In simplest terms, mooncake is a big round biscuit-like pastry. Depending on the region the crust may be flaky or chewy, with fillings ranging from sweet lotus paste, adzuki beans, or salty egg yolk to durian, ice cream, and even meats. Just about anything can be made into a mooncake.
“One time, I was in San Francisco... and I know their Chinatown sells mooncakes, so I found one with a dark yolk,” says Liu. “I bit in and it’s a fucking duck head. I don’t eat meat mooncakes in the US now. But it’s a good dessert.”
Where it’s celebrated: Poland
When it goes down: Christmas Eve
“There must be 12 dishes. You’ll have a bad year if it’s anything except 12 exactly. You don’t have 12? Make a second dessert,” says Jurek Chmielewski, a self-professed “typical Polish grandpa.”
Poland’s annual Christmas Eve feast, Wigilia is the most beloved tradition for many Poles, as much a test in gluttony as it is an exercise in superstitions.
For starters, those 12 courses all must be meatless. Pierogies need sauerkraut and mushrooms and then to be cooked in butter with onions. There needs to be a fish dish (ideally pickled herring). For a vegetable salad, every vegetable must be cut to the exact size of the peas because “it shows how much you love the people you’re serving,” says Chmielewski. On top of the food, there’s the sharing of the oplatek, a thin wafer similar to those served during communion at Catholic mass. You also must kiss—a simple hug won’t do unless you have it out for Auntie Petra!—every guest on the cheek. And for extra luck, you spit over each other’s shoulders. Oh, there’s also the requisite fast leading up to the holiday...
“The most important tradition is breaking the oplatek and sharing it with the entire family,” says Chmielewski. “Everyone breaks a little piece off. Even the pets get a piece. The wafer also needs to come from Poland, and you send it to family members outside of Poland to share the tradition.”
Where it’s celebrated: Greece
When it goes down: The Thursday of the second week of Greece’s Carnival
Every Thursday before Lent, the entire country of Greece gathers for a massive barbecue on the holiday of Tsiknopempti, a day dedicated to gorging on not just some meat, but all the meat. Translated as “Smoky Thursday,” the annual event —which, as if this couldn’t get any better, takes place during Kreatini or “meat week,” which just so happens to precede “Cheese Week”—serves as the gluttonous preparation before Lent, during which Greeks observe a pescatarian diet for 40 days.
There’s no particular dish at the forefront of the celebration. Rather it’s all about that succulent smoky scent. On most grills, you’ll find staples like souvlaki, steak, sausages, skewers: the essential S’s of the Hellenic grill-world. Most families, however, go all-out by roasting a whole lamb or pig on a spit.
“Basically, we barbecue all day,” says Greek chef Asimakis Chaniotis of London’s Michelin-starred Pied à Terre. “We’ll start in the morning, keep drinking, keep barbecuing, stop for a meal, then barbecue more, eat more.

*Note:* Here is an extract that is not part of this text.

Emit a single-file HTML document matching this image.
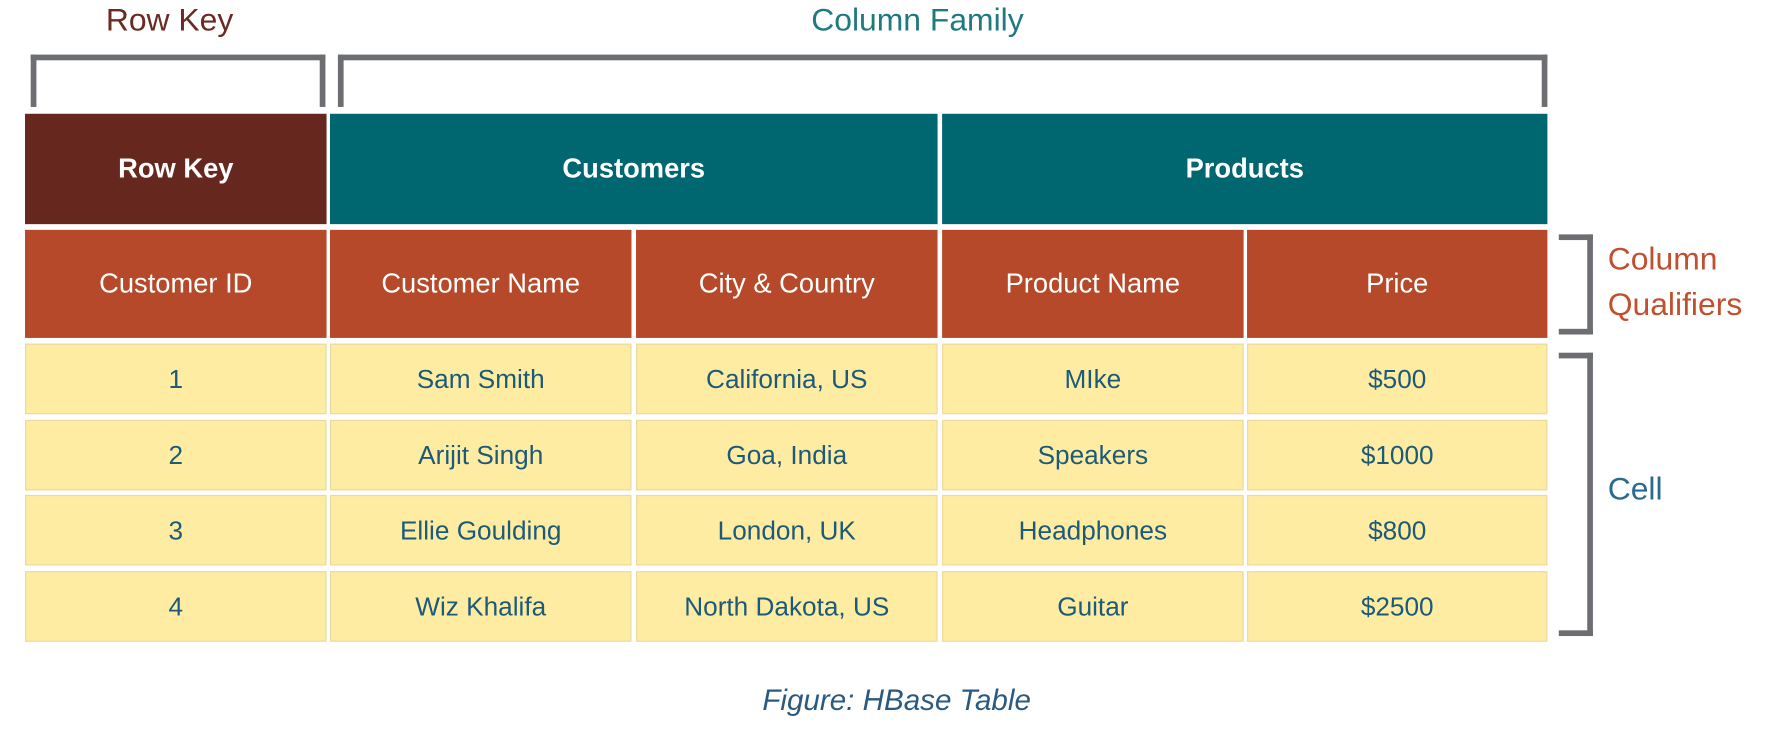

We stay for lunch, dinner, the whole day barbecuing and drinking.”
This may all sound like a typical college football Saturday in SEC country, but Tsiknopempti is ordained by God.
“There’s a speciality that we do here in Greece called Kokoretsi, which is basically lamb offal,” Chaniotis continues. “You have livers and lungs all diced and mixed together with salt, pepper, olive oil, and oregano, and then you skewer them on a very big spitting roast, and then you wrap all this offal with sheep or lamb intestine. You roll it all around and cook it on a spit, and it becomes crispy on the outside and you have all the offal bits on the inside. This is my favorite.”